The House voted 335-78 on Tuesday to adopt a final version of the $731.6 billion defense authorization measure, setting up a possible end-of-year showdown as President Donald Trump has vowed to veto the legislation.
House leaders have said they would cut the upcoming holiday break short, if necessary, to override the veto. Senate Majority Leader Mitch McConnell, R-Ky., has not committed to doing the same, saying Tuesday that Trump’s veto was not a certainty.
The conference report on the NDAA now awaits a vote in the Senate, expected this week, before lawmakers send the legislation to Trump’s desk. Once Trump receives the measure, he can take up to 10 days, excluding Sundays, to either sign or veto the bill.
But Trump has repeatedly said he would veto the measure over its mandate to change the names of military bases that honor Confederate figures, and its lack of a provision that would repeal legal protections for social media companies.
Language to change the names of the military bases was included in both the House and Senate versions of the bill.
Trump reiterated his displeasure with the measure early Tuesday morning, tweeting “I hope House Republicans will vote against the very weak National Defense Authorization Act (NDAA), which I will VETO.”
And the Office of Management and Budget re-upped the veto threat in a statement of administration policy just before the House vote.
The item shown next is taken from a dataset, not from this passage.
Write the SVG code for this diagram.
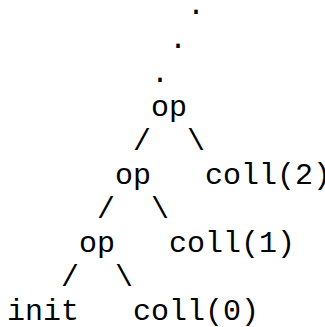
<svg xmlns="http://www.w3.org/2000/svg" width="325" height="327" viewBox="0 0 325 327">
<style>
text { font-family: "Liberation Mono", "Courier New", monospace; font-size: 30px; fill: #000; }
</style>
<rect width="325" height="327" fill="#fff"/>
<g id="ellipsis">
<text x="187" y="14">.</text>
<text x="169" y="48">.</text>
<text x="151" y="82">.</text>
</g>
<g id="connectors">
<text x="133" y="150">/</text>
<text x="187" y="150">\</text>
<text x="97" y="218">/</text>
<text x="151" y="218">\</text>
<text x="61" y="286">/</text>
<text x="115" y="286">\</text>
</g>
<g id="op3"><text x="151" y="116">op</text></g>
<g id="op2"><text x="115" y="184">op</text></g>
<g id="coll2"><text x="205" y="184">coll(2)</text></g>
<g id="op1"><text x="79" y="252">op</text></g>
<g id="coll1"><text x="169" y="252">coll(1)</text></g>
<g id="init"><text x="7" y="320">init</text></g>
<g id="coll0"><text x="133" y="320">coll(0)</text></g>
</svg>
Top lawmakers in the House, however, said this week they would bring members back to Washington for an override vote — potentially cutting short their recess — should Trump veto the bill.
“If the president vetoes it, we will come back to vote to override,” said House Armed Services Chairman Adam Smith, D-Wash., said in a conference call with reporters Monday.
House Majority Leader Steny H. Hoyer, D-Md., later suggested the same.
The NDAA, which has been enacted annually for 59 consecutive years, sets the Pentagon policies for the coming year and includes thousands of national security provisions including proposals that would authorize pay raises for troops, seek to improve the military’s response to the coronavirus pandemic and modernize the nuclear weapons stockpile.
The House and Senate passed their versions of the bills with veto-proof margins earlier this year.